Most plans are also designed to increase with inflation or by a regular amount in order to keep up with rising care costs.

Drawbacks of an immediate needs annuity

As with any kind of annuity, an immediate needs annuity is a big commitment. After a brief cooldown period (usually 30 days) during which you can opt to back out, you’ll be locked into your plan. This means that you can’t cancel if you change your mind and want your lump sum back.

An immediate needs annuity can also be a bit of a gamble if you don’t know how long you’ll be in care for. It can be very good value if you end up staying for a long time – however, if you die after only a few years, or you unexpectedly stop needing care, you may make back far less in care payments than you spent on the plan in the first place, and end up losing a big part of your estate for nothing. This is a major reason to consider paying extra for a capital protection clause, which will refund your lump sum to your family if you die very early on after buying the plan.

Finally, you should be aware that being on an immediate needs annuity might make you ineligible for certain means-tested state benefits, depending on how high the payments are.

Who offers immediate needs annuities in the UK?

Immediate needs annuities are a specialist insurance policy, so they are only offered by a few UK insurers, including:

How do I find a good immediate needs annuity plan?

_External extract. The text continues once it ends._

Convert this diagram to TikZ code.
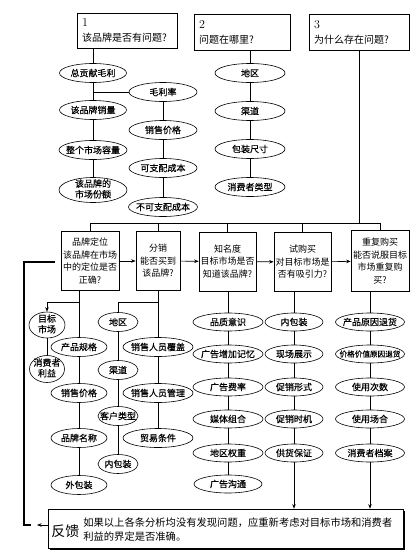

As with any type of annuity, it’s really important to shop around and seek out the best rates – picking the wrong plan could see you effectively throwing away thousands of pounds. If you aren’t sure which annuity to go for, or whether an annuity product is right for you, seek professional financial advice on your specific circumstances. Buying an annuity is a huge financial commitment, so having an expert’s point of view can be very valuable.